For one, Mr. Marin seemed to argue excessively with his students. The same summer I completed my master's degree in education, I taught a summer school course at the inner city high school where I would continue to work for the following two years. One student in the class was particularly difficult and I made the rookie mistake of letting him engage me in pointless arguments and of taking his behavior personally. In an attempt to help sort things out, the director of the summer program observed the class and then met with the two of us. After, she told me, among other things, that my and the student's discussions sounded as if they were between peers. "This sounds like a peer interaction. I'm not comfortable with that. You're not his peer," she reminded me pointedly.

It was too late for me to go back and change how I had interacted with him, but given her insights, I changed course. The student was still difficult, but not as much as he had been, and I was able to manage our interactions much more professionally and appropriately. What I learned then has helped me for years to come, and it liberated me. As long as it didn't disrupt the learning of others, I could make sure students felt heard and like their concerns were taken seriously, but in such cases students didn't have to concede I was "right" for me to remain confident in my role. I was their teacher, not their peer; I was the adult in the room.

But in The Class, it seemed like Mr Marin was caught up in the struggle of "I'm the teacher, you're the student" instead of just simply being the teacher. Perhaps this is a cultural difference.When I lived in and studied in France, I noticed that there wasn't as much the tradition of questioning the teacher as we have in the US, and perhaps the film reflected a change in their school culture. Perhaps engaging with his students on this level was his way of being open to that, but his sarcasm, his attempts to out-smart and out-embarrass his students seemed counter-productive, unprofessional, and a waste of time. Instead of trying to embarrass them before they embarrassed him, he should have just gone for setting the standard of no embarrassing of anyone by anyone.

Back to Ms. Levy. . . during the school year that followed summer school I had another mentor teacher. He observed a few of my classes and then went over his observations with me. (I also didn't have my own classroom that year and so I was fortunate to have the eyes on me of the teachers in whose rooms I taught.) One of the things I most remember being critiqued on was that I told students when they walked in late, "You're late." I'd say. My mentor told me, "Rachel, you know they're late, they know they're late, why stop class to point it out? Why put them on the defensive?" Although this was a small point, it was a key one. I found I could apply it to many other interactions with and generally giving feedback to students. I learned there's a time, a place, and a way to give feedback; publicly, sarcastically and in a way that's likely to humiliate students, as I saw Mr. Marin do some in The Class, is the wrong way. Mark the students late, of course, and hold them accountable for their trespasses like tardiness but do so in a way that's proactive, private, and appropriate.

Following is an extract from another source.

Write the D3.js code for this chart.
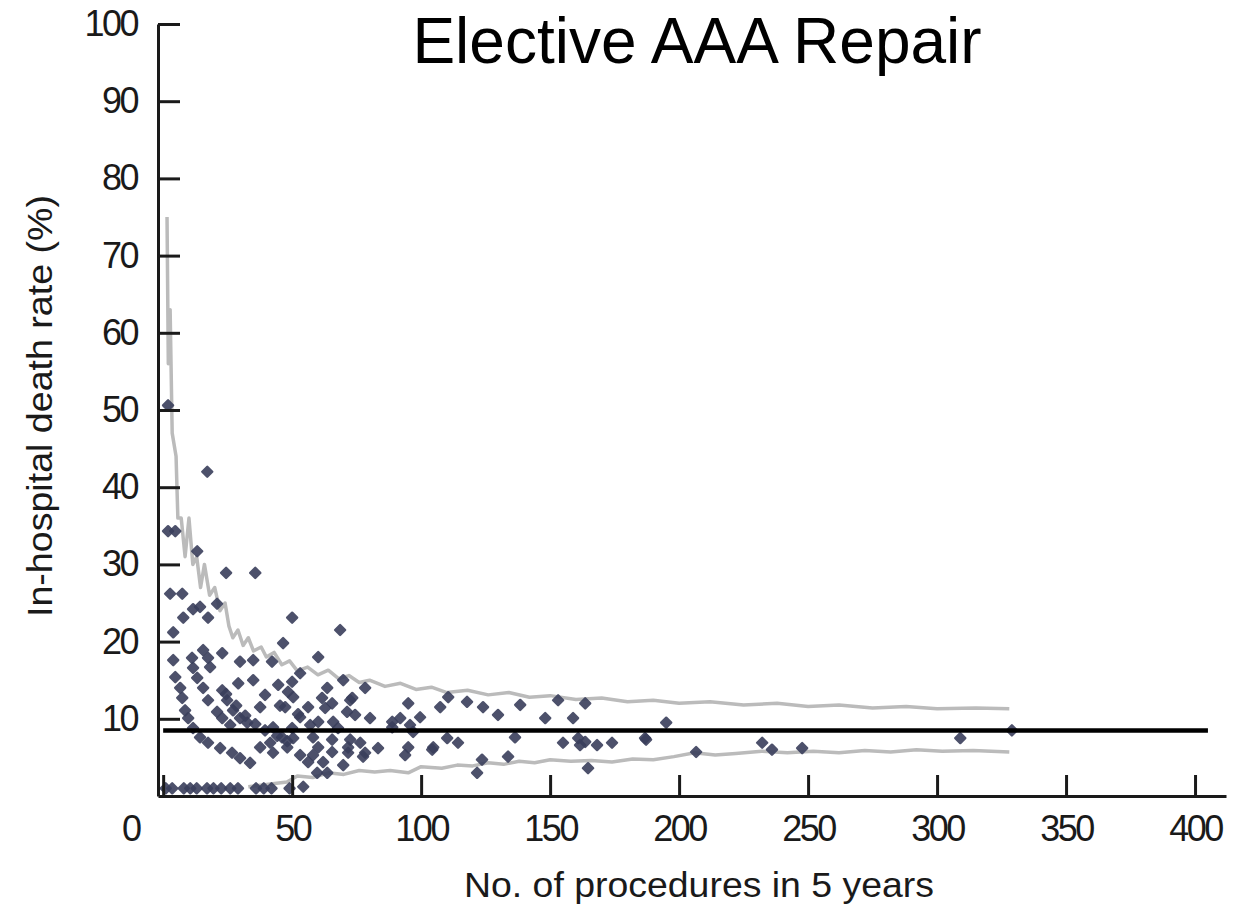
<!DOCTYPE html>
<html>
<head>
<meta charset="utf-8">
<script src="https://cdn.jsdelivr.net/npm/d3@7"></script>
<style>
  html, body { margin: 0; padding: 0; background: #ffffff; }
  svg { display: block; }
  text { font-family: "Liberation Sans", Arial, Helvetica, sans-serif; fill: #1a1a1a; }
</style>
</head>
<body>
<svg id="chart" width="1245" height="907"></svg>
<script>
// ---------------- data ----------------
const title = "Elective AAA Repair";
const xTitle = "No. of procedures in 5 years";
const yTitle = "In-hospital death rate (%)";

const xTickValues = [0, 50, 100, 150, 200, 250, 300, 350, 400];
const yTickValues = [10, 20, 30, 40, 50, 60, 70, 80, 90, 100];

// hospitals: number of procedures and in-hospital death rate (%)
const procedures = [
  1.9, 1.9, 4.7, 17.1, 13.2, 24.4, 35.7, 2.7, 7.4, 11.6, 7.8, 17.4, 20.9, 50, 68.6, 14.3,
  3.9, 15.5, 22.9, 17.4, 3.9, 11.2, 18.2, 11.6, 29.8, 34.9, 4.7, 13.2, 29.1, 34.9,
  6.6, 15.5, 22.9, 7.4, 17.4, 24.8, 37.6, 8.5, 20.9, 27.1, 9.7, 22.9, 29.8, 11.6,
  26.0, 32.6, 14.3, 17.4, 22.1, 26.7, 29.8, 33.7, 37.6, 41.5, 42.6, 24.4, 28.3,
  31.8, 35.7, 39.5, 44.2, 48.1, 39.5, 45.3, 52.3, 46.5, 48.1,
  1, 3.5, 8, 10.5, 13, 17, 19.5, 22.5, 26, 29, 36, 39, 42, 49,
  42.2, 60.1, 53.1, 50, 44.6, 78.3, 63.6, 48.4, 50.4, 61.6, 72.5, 65.5, 47.3, 56.2,
  62.8, 71.3, 53.1, 74.4, 80.2, 60.1, 65.9, 42.6, 50, 57, 67.8, 46.1, 50.4, 58.1,
  65.5, 72.5, 76.4, 83.3, 60.1, 65.5, 53.1, 58.1, 71.7, 78.3, 56.2, 62, 69.8, 59.7,
  63.6, 54.3, 69.8, 73.3, 95, 107.4, 110.5, 117.8, 124, 129.8, 138.4, 153.1, 163.6,
  148.1, 158.9, 91.9, 99.6, 95.7, 88.8, 96.9, 136.4, 155, 160.9, 163.6, 168.2, 174,
  114.3, 104.7, 110.1, 95, 93.8, 104.3, 71.7, 77.5, 123.6, 133.7, 121.7, 164.7, 88.8,
  186.8, 161.6, 195, 187.2, 206.6, 232.2, 236, 247.7, 309, 329
];
const deathRates = [
  50.6, 34.3, 34.3, 42.0, 31.7, 28.9, 28.9, 26.2, 26.2, 24.2, 23.1, 23.1, 24.9, 23.1, 21.5, 24.5,
  21.2, 18.9, 18.5, 17.9, 17.6, 17.9, 16.7, 16.6, 17.4, 17.6, 15.4, 15.3, 14.6, 15.0,
  14.0, 14.0, 13.7, 12.7, 12.4, 12.4, 11.5, 11.1, 10.9, 11.1, 10.1, 10.1, 10.1, 8.8,
  9.2, 9.5, 7.6, 6.9, 6.2, 5.6, 4.9, 4.3, 6.3, 6.9, 5.6, 13.2, 11.7,
  10.4, 9.3, 8.5, 7.8, 7.1, 13.1, 11.7, 10.6, 19.8, 6.3,
  1, 1, 1, 1, 1, 1, 1, 1, 1, 1, 1, 1, 1, 1,
  17.4, 18.0, 15.9, 14.8, 14.4, 14.0, 14.0, 13.5, 12.8, 12.7, 12.4, 12.0, 11.5, 11.5,
  11.4, 10.9, 10.2, 10.5, 10.1, 9.6, 9.6, 8.9, 8.8, 9.2, 8.8, 7.6, 7.5, 7.6,
  7.3, 7.3, 6.9, 6.2, 6.3, 5.7, 5.3, 5.3, 5.6, 5.6, 4.4, 4.4, 4.0, 3.0,
  3.0, 1.2, 15.0, 12.7, 12.0, 11.5, 12.8, 12.2, 11.5, 10.5, 11.8, 12.4, 12.0,
  10.1, 10.1, 10.1, 10.2, 9.2, 8.9, 8.3, 7.6, 6.9, 7.5, 7.0, 6.6, 6.9,
  6.9, 6.3, 7.5, 6.3, 5.3, 6.0, 6.3, 5.1, 4.7, 5.1, 3.0, 3.6, 9.6,
  7.5, 6.6, 9.5, 7.3, 5.7, 6.9, 6.0, 6.2, 7.5, 8.5
];

// upper and lower control limits (grey lines)
const upperN = [1.5, 2, 2.7, 3.5, 5, 5.7, 7, 8.5, 10, 11.5, 13, 14.5, 16, 18, 20, 22, 24, 25.5,
  27, 29, 31, 33, 35, 38, 40, 43, 46, 49, 52, 56, 60, 64, 68, 72, 76, 80, 86, 92, 98, 104,
  110, 118, 126, 134, 142, 150, 160, 170, 180, 190, 200, 212, 225, 238, 250, 262, 275, 288,
  300, 315, 328];
const upperRate = [75, 56, 63, 47, 44, 36, 36, 31, 36, 30, 31, 27, 30, 26, 27, 24, 25, 22,
  20.5, 21.5, 19.5, 20.5, 18.8, 19.3, 18, 18.6, 17, 17.5, 16.2, 16.7, 15.7, 16.3, 15.2, 15.6,
  14.7, 15, 14.2, 14.6, 13.8, 14.1, 13.4, 13.7, 13.1, 13.4, 12.8, 13.0, 12.5, 12.7, 12.2,
  12.4, 12.0, 12.2, 11.8, 12.0, 11.6, 11.8, 11.4, 11.6, 11.3, 11.4, 11.3];
const lowerN = [33, 40, 48, 52, 58, 64, 70, 76, 82, 88, 95, 100, 108, 114, 120, 126, 132,
  138, 144, 150, 158, 166, 174, 182, 190, 198, 206, 214, 222, 232, 242, 252, 262, 272, 282,
  292, 302, 314, 328];
const lowerRate = [1.2, 1.5, 1.8, 2.6, 2.4, 3.0, 2.8, 3.3, 3.1, 3.3, 3.0, 3.8, 3.6, 4.0,
  3.9, 4.3, 4.1, 4.5, 4.3, 4.7, 4.5, 4.6, 4.4, 4.8, 4.7, 5.1, 5.6, 5.3, 5.5, 5.8, 5.6, 5.8,
  5.6, 5.9, 5.7, 6.0, 5.8, 5.9, 5.7];

// overall (benchmark) death rate
const benchmarkN = [0, 405];
const benchmarkRate = [8.5, 8.5];

// ---------------- drawing ----------------
const svg = d3.select("#chart");

const x = d3.scaleLinear().domain([-2, 412]).range([158, 1226]);
const y = d3.scaleLinear().domain([0, 100]).range([796, 24]);

const ink = "#1a1a1a";

// title
svg.append("text")
  .attr("x", 697).attr("y", 63)
  .attr("text-anchor", "middle")
  .style("font-size", "64px")
  .style("fill", "#000")
  .text(title);

// grey control limits
const line = d3.line().x(d => x(d[0])).y(d => y(d[1]));
svg.append("path")
  .datum(upperN.map((n, i) => [n, upperRate[i]]))
  .attr("d", line)
  .attr("fill", "none").attr("stroke", "#bbbbbb").attr("stroke-width", 3.5)
  .attr("stroke-linejoin", "round");
svg.append("path")
  .datum(lowerN.map((n, i) => [n, lowerRate[i]]))
  .attr("d", line)
  .attr("fill", "none").attr("stroke", "#bbbbbb").attr("stroke-width", 3.5)
  .attr("stroke-linejoin", "round");

// points
const sym = d3.symbol().type(d3.symbolSquare).size(50);
svg.append("g").selectAll("path")
  .data(procedures.map((n, i) => [n, deathRates[i]]))
  .join("path")
  .attr("d", sym)
  .attr("transform", d => `translate(${x(d[0])},${y(d[1])}) rotate(45)`)
  .attr("fill", "#3a3f5c")
  .attr("stroke", "#3a3f5c")
  .attr("stroke-width", 2.4)
  .attr("stroke-linejoin", "round")
  .attr("opacity", 0.9);

// benchmark line
svg.append("path")
  .datum(benchmarkN.map((n, i) => [n, benchmarkRate[i]]))
  .attr("d", line)
  .attr("fill", "none").attr("stroke", "#000").attr("stroke-width", 4.5);

// axes
const xAxis = d3.axisBottom(x)
  .tickValues(xTickValues)
  .tickSizeInner(-21)
  .tickSizeOuter(0)
  .tickPadding(19);
const gx = svg.append("g").attr("transform", `translate(0,${y(0)})`).call(xAxis);

const yAxis = d3.axisLeft(y)
  .tickValues(yTickValues)
  .tickSizeInner(-22)
  .tickSizeOuter(0)
  .tickPadding(21);
const gy = svg.append("g").attr("transform", `translate(${x(-2)},0)`).call(yAxis);

[gx, gy].forEach(g => {
  g.select(".domain").attr("stroke", ink).attr("stroke-width", 3);
  g.selectAll(".tick line").attr("stroke", ink).attr("stroke-width", 3);
  g.selectAll(".tick text")
    .style("font-size", "36px")
    .style("letter-spacing", "-2.5px")
    .attr("fill", ink)
    .attr("font-family", null);
});
gx.selectAll(".tick text").filter(d => d === 0).attr("dx", -33);

// axis titles
svg.append("text")
  .attr("x", 699).attr("y", 897)
  .attr("text-anchor", "middle")
  .style("font-size", "35px")
  .attr("textLength", 470)
  .attr("lengthAdjust", "spacingAndGlyphs")
  .text(xTitle);

svg.append("text")
  .attr("transform", "translate(52,406) rotate(-90)")
  .attr("text-anchor", "middle")
  .style("font-size", "35px")
  .attr("textLength", 422)
  .attr("lengthAdjust", "spacingAndGlyphs")
  .text(yTitle);
</script>
</body>
</html>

Of course, while I think my criticisms of Mr. Marin (and I have positive feedback as well) are valid, I don't know that much about his school or what's expected of him or how France educates its teachers. I'd really have to ask and hear him explain why he reacted the way he did. Furthermore, I appreciated how Begaudeau let all of us viewers into his "classroom." As a new teacher, it was hard for me to be vulnerable to my mentors and their criticisms. Not only were many of the students I taught challenging, but I felt like I was doing a horrible job.

Around the time that I watched this film, there was a lot being written about video-taping teachers in order to evaluate them. As I got to watch (and then critique) Mr. Marin's teaching and as I recalled my own experiences, I was reminded of the value of mentoring, coaching, and evaluation.

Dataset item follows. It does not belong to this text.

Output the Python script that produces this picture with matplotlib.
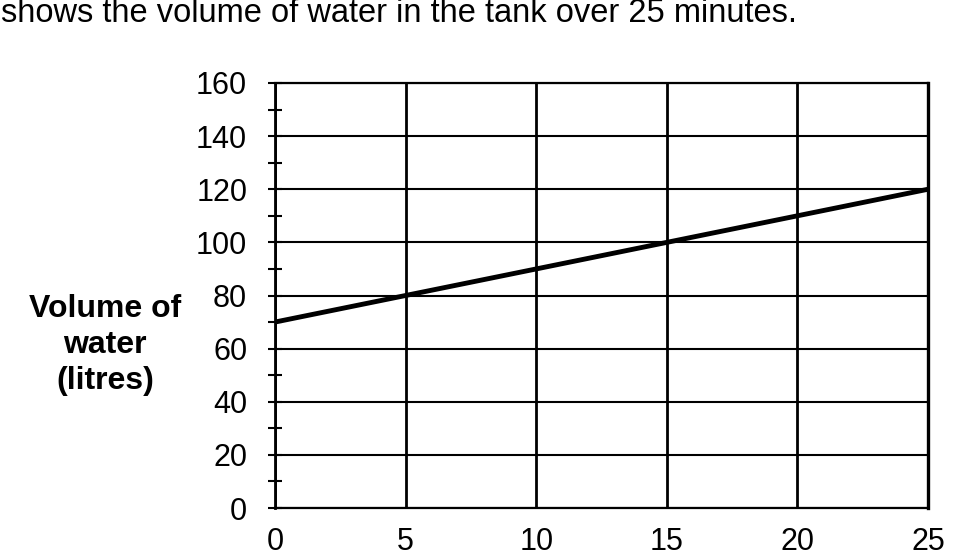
import matplotlib
matplotlib.use("Agg")
import matplotlib.pyplot as plt
from matplotlib.ticker import MultipleLocator

plt.rcParams['font.family'] = ['Liberation Sans', 'DejaVu Sans']

# data
minutes = [0, 5, 10, 15, 20, 25]
volume = [70, 80, 90, 100, 110, 120]
x_ticks = [0, 5, 10, 15, 20, 25]
y_ticks = [0, 20, 40, 60, 80, 100, 120, 140, 160]
title_text = "shows the volume of water in the tank over 25 minutes."
ylabel_text = "Volume of\nwater\n(litres)"

fig = plt.figure(figsize=(9.65, 5.56), dpi=100)
ax = fig.add_axes([275/965, 1-508/556, (928-275)/965, (508-83)/556])

ax.plot(minutes, volume, color='black', lw=3.5, solid_capstyle='butt', zorder=3)

ax.set_xlim(0, 25)
ax.set_ylim(0, 160)
ax.set_xticks(x_ticks)
ax.set_yticks(y_ticks)
ax.yaxis.set_minor_locator(MultipleLocator(10))

ax.grid(axis='y', which='major', color='black', lw=1.5)
ax.grid(axis='x', which='major', color='black', lw=2)

for s in ax.spines.values():
    s.set_color('black')
    s.set_linewidth(1.6)
ax.spines['right'].set_linewidth(2.4)
ax.spines['left'].set_linewidth(2)

ax.tick_params(axis='y', which='major', direction='inout', length=10, width=1.5,
               pad=15, labelsize=22)
ax.tick_params(axis='y', which='minor', direction='inout', length=10, width=1.5)
ax.tick_params(axis='x', which='major', length=0, pad=14, labelsize=22)

fig.text(1/965, 1-14/556, title_text, fontsize=23.5, ha='left', va='center')
fig.text(105/965, 1-345/556, ylabel_text, fontsize=23, fontweight='bold',
         ha='center', va='center', linespacing=1.25)

fig.savefig('out.png', dpi=100)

Luckily, my observation of Mr. Begaudeau is not high stakes, especially given that I've never stepped foot in his school, nor do I know much about the training teachers get in France. This seems to be at least one of the shortcomings of the Gates Foundation initiative to video tape teachers. The teachers don't get the feedback quickly enough for it to be useful and the feedback is given by people far removed from the particular school and classrooms. Furthermore, one of the Gates-funded academics involved in the project seems to be looking at it as an opportunity to develop "cottage industries." Are we trying to improve teaching and learning here or are we trying to create even more unnecessary education-related "cottage industries" to waste precious dollars on?  On the contrary, the video-taping experience that California ESOL teacher Larry Ferlazzo describes here is a cost-effective and valuable way to use video-tape evaluations to improve teaching.

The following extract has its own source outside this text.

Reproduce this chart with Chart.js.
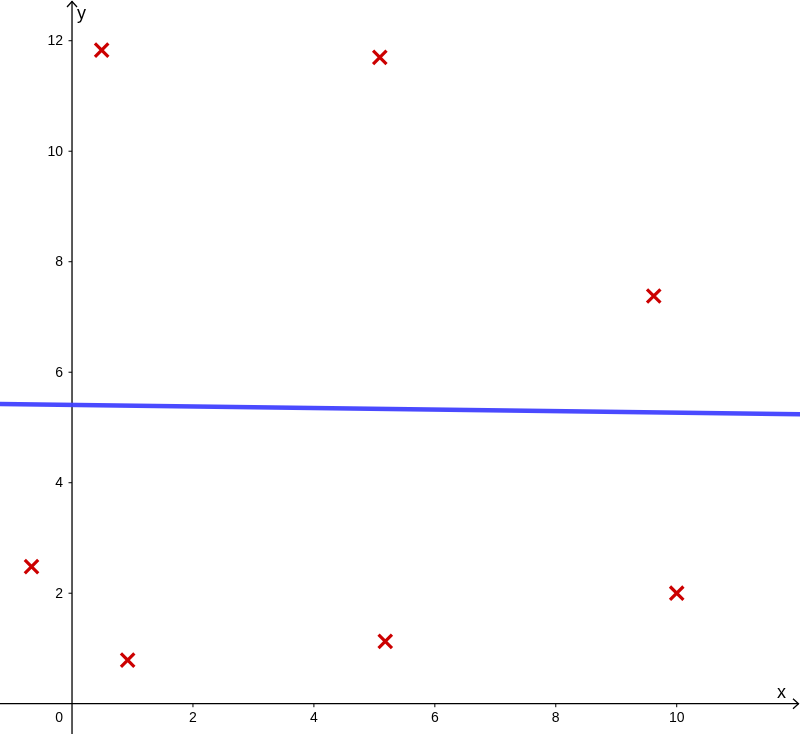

As for mentoring, luckily the observations my mentors did of my teaching were not high stakes. They were designed to help me improve my practice, not to see if I should be fired. Observations and evaluations are valuable and necessary. Evaluation and improvement shouldn't be mutually exclusive, but unfortunately, they're largely coming to be. Just like I learned that giving feedback to students is all in the how, so is giving feedback to teachers. The goal should be to make our students better students, and to make us better teachers. When your mentor is your boss, and the feedback can get you fired, people will be much less open to the feedback and to giving an honest presentation of their teaching and philosophy of teaching. It makes an evaluation something to be gamed, rather than a tool to develop, improve, and build.

1 comment:

  1. This is a comment from Brian Rude:

    I am now retired. I have not taught all my life, but part of it. I made my share of "rookie mistakes", probably a lot more than my fair share. So I can certainly relate to your description of the problem with the difficult student that you describe in your second paragraph. I think you were fortunate in having someone to help you. That simple statement, "You're not his peer" sounds pretty obvious, but I know from my own experience how easy it is to not see the obvious. But here is my question: Why didn't you learn about this type of situation in ed school?

    That is not meant to be a rhetorical question just to bash ed school, though I freely admit that I do bash ed school, every chance I get, and I have every intention to continue doing so. I bash ed school because of my personal experience. My rookie mistakes were very painful, and I think is fair to place a lot of the blame for this on my ed school, because my ed school made no attempt to consider the reality of teaching.

    I know I am not alone in bashing ed school, but I also realize that my experience is not universal. I have heard some teachers speak well of their education courses and professors. I suppose that varies quite a bit. And perhaps things have changed a lot since I was in college about fifty years ago. I certainly hope so.

    So I would be interested in your ed school experience and how it relates to this. Did you have courses that dealt with these kinds of problems, that gave you perspective, understanding, tactics and strategies, so that when your mentor said "You're not his peer", it all fit into place?

    Or was your ed school like mine, never bothered about the realities of teaching and learning, and probably knew nothing about the realities of teaching and learning.

    Another possibility is that your ed school did try to deal with the realities of teaching and learning, but somehow it's impossible to actually learn those realities until you are on the job? I hate to be this pessimistic. Surely ed school can be made worthwhile. But I'm not sure how. What are your thoughts?